Ken Burns must love Hardball, if only because it assigns our national pastime the cherished role of Holy Redeemer. Keanu Reeves stars as the white coach of a black Little League team in this inner-city weepie, and if enduring Burns' multipart documentary was like watching grass grow, sitting through Hardball is like picking daisies in a baseball sandlot. One by one, the things that separate whites from blacks in this country are eliminated until all that remains is a love for the game and love for one another. Sounds hard to swallow, I know, but Hardball is at least based on the real-life memoir of Daniel Coyle, who took a leave of absence from his magazine-writing job to coach the First Chicago Near North Kikuyus. The name is a wonderful hybrid of an African tribe and the team's corporate sponsor. Other teams included the Merrill Lynch Watusi and the Morgan Stanley Mau Mau.
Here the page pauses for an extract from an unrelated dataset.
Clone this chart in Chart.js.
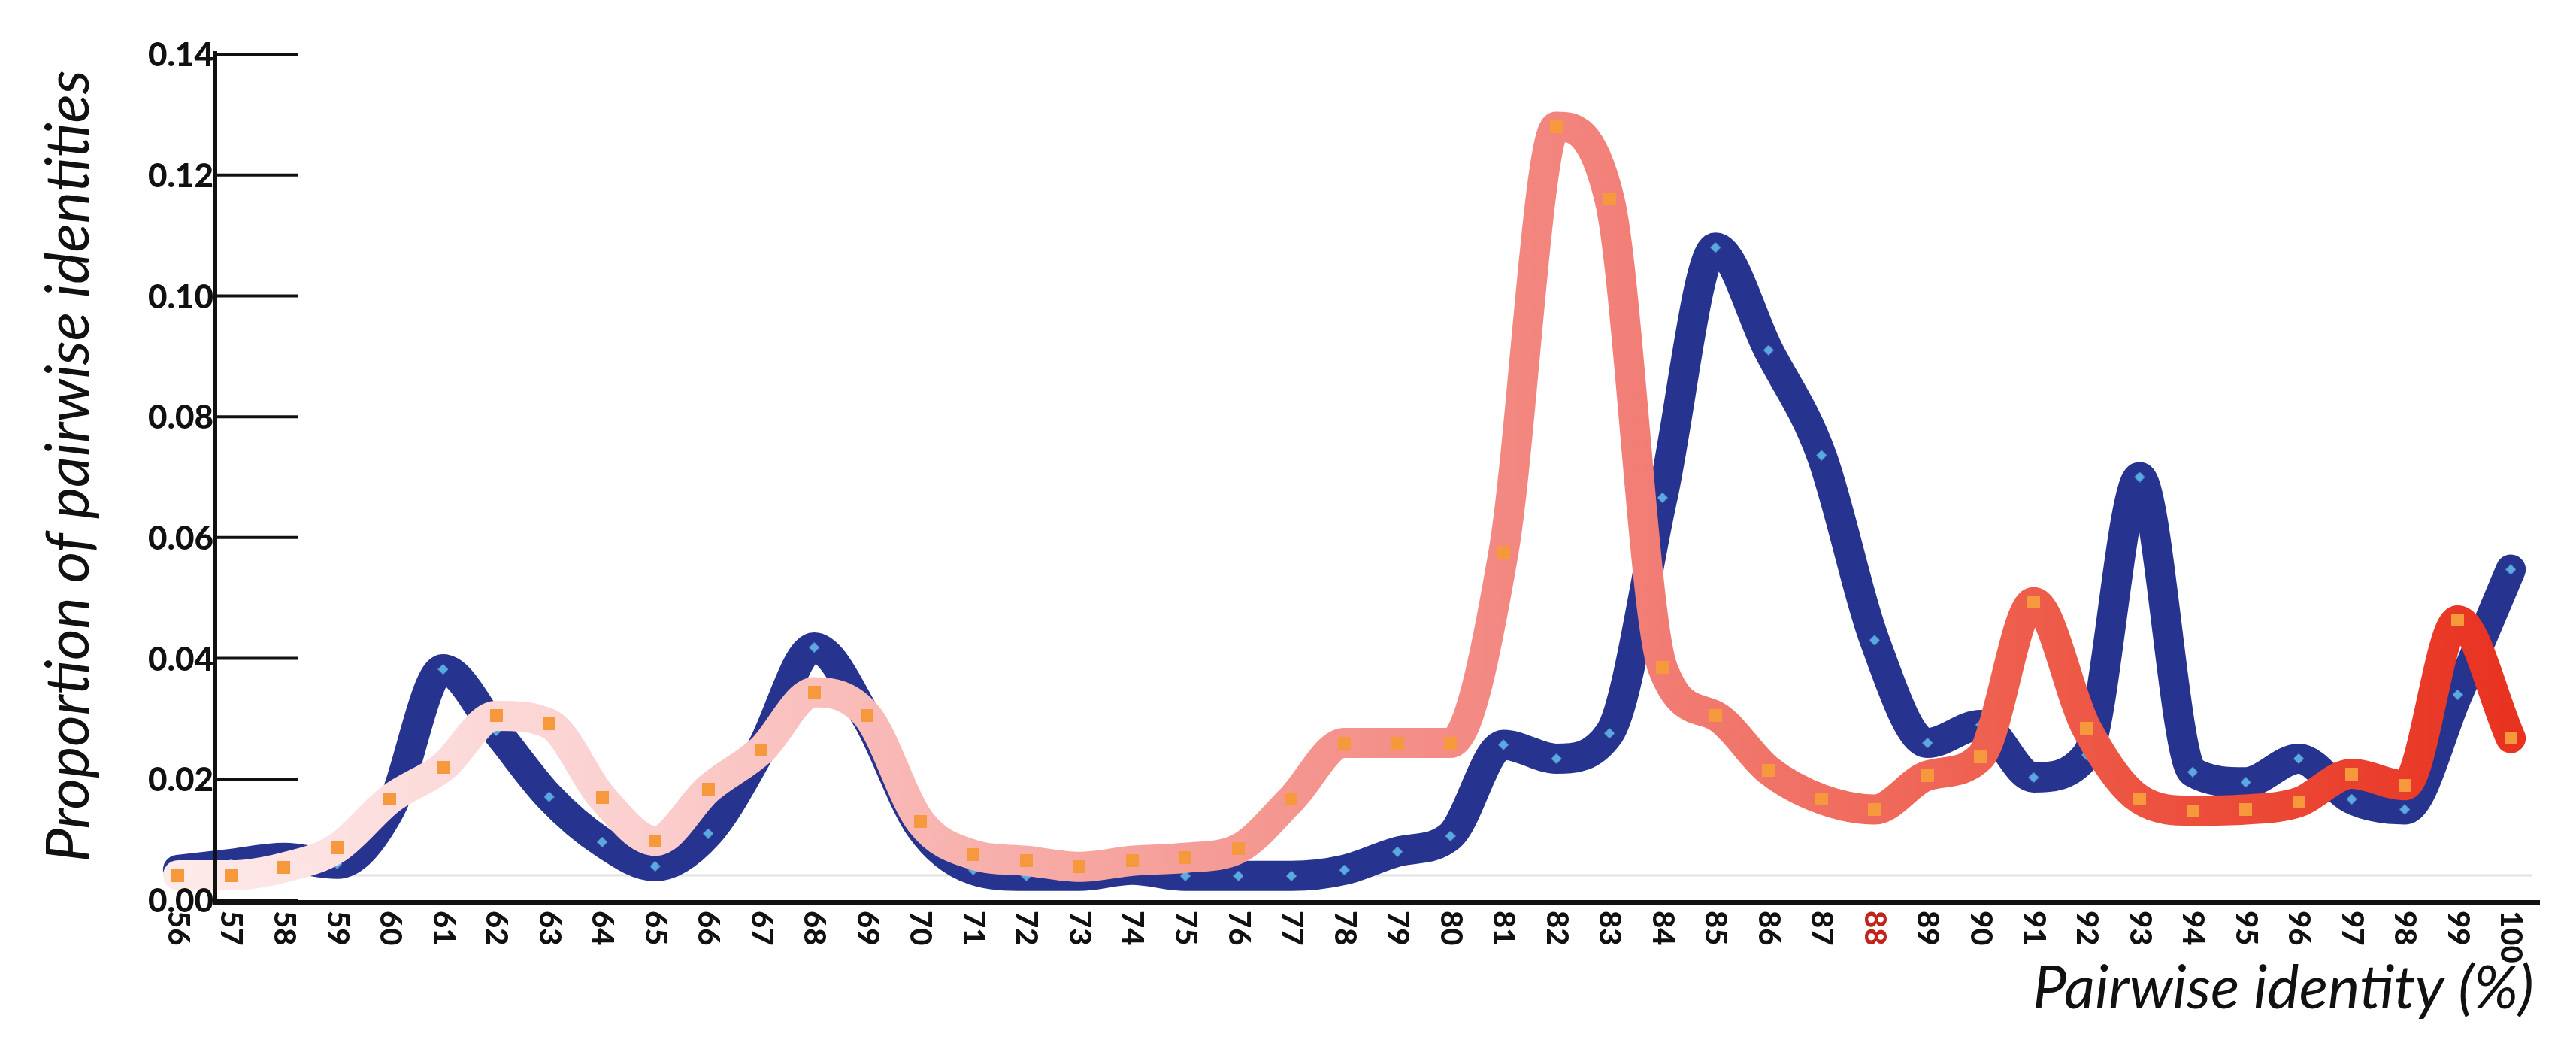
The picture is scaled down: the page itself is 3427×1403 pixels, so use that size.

Coyle coached in Chicago's Cabrini-Green, which, with more homicides than Vermont, North Dakota and Montana combined, was the most notorious housing project in the country at the time. Other projects were even more dangerous, but Cabrini-Green happens to be only a few blocks away from Chicago's Gold Coast, which rivals Manhattan's Upper East Side in per-capita wealth. I remember when former Mayor Jane Byrne moved to Cabrini-Green in order to draw attention to the neighborhood's plight, then moved back to the Gold Coast three weeks later, her point apparently having been made. I also remember when a 7-year-old boy was killed by sniper fire on his way to school one morning, an event that finally galvanized the government into trying to do something about this two-square-mile war zone, which was being annihilated by rival gangs.
If I'm not mistaken, Hardball never mentions that we're in Cabrini-Green, although you can see Sears Tower in the distance. And the Kikuyus have become the Kekambas, which I assume is an African tribe. The movie, which is directed by Brian Robbins (Varsity Blues and Ready to Rumble) and adapted by John Gatins, has left out some of the interesting texture of Coyle's book, like the fact that batting and pitching signals had to be adjusted so as not to be confused with gang signs, or the fact that uniforms had to be chosen in gang-neutral colors. Another word for this kind of texture is life, and although Hardball doesn't exactly flinch when confronted with a world where the simple act of playing a baseball game can seem like a miracle, it can't help but soften the edges. And after more or less leaving our tear ducts alone for most of its length, it finally goes after them with a Power-Vac.
Another change from the book is Reeves' Conor O'Neill, who's a gambling addict with a specialty in professional sports. In the first scene, Conor is sitting in a church pew, his head buried in his hands. When a priest asks him if he's searching for something, he says, "Yeah, I'm looking for the Bulls to cover the spread." Instead, with every bookie in town wanting a piece of him, he strikes a deal with an old friend: $500 a week to coach the most foul-mouthed collection of tots this side of South Park, Colo. "You suck, just like my girlfriend," one of them says to another. "I'm so tired of your shit, bitch," another one announces. This from-the-mouths-of-babes trash-talking, which jacked the rating up a notch to PG-13, gives the movie a nice boost. As does the African American lingo and flava. (Instead of Bad News Bears, it's Bad Newz Bears.) The young cast, many of them recruited from the Chicago area, more than hold their own with Reeves.
Surprise. Still, Reeves does a good job of staying out of the way, letting the players shine. (In fact, they seem to make it all the way to the championship game, also known as "the ship," without any visible coaching.) Hardball must think it's thrown us a curve by having the coach wind up the saved one, not the savior, but we've all seen that pitch before. A true curve would be if the movie showed us how Cabrini-Green ended up the way it did, a victim of government neglect and political hardball.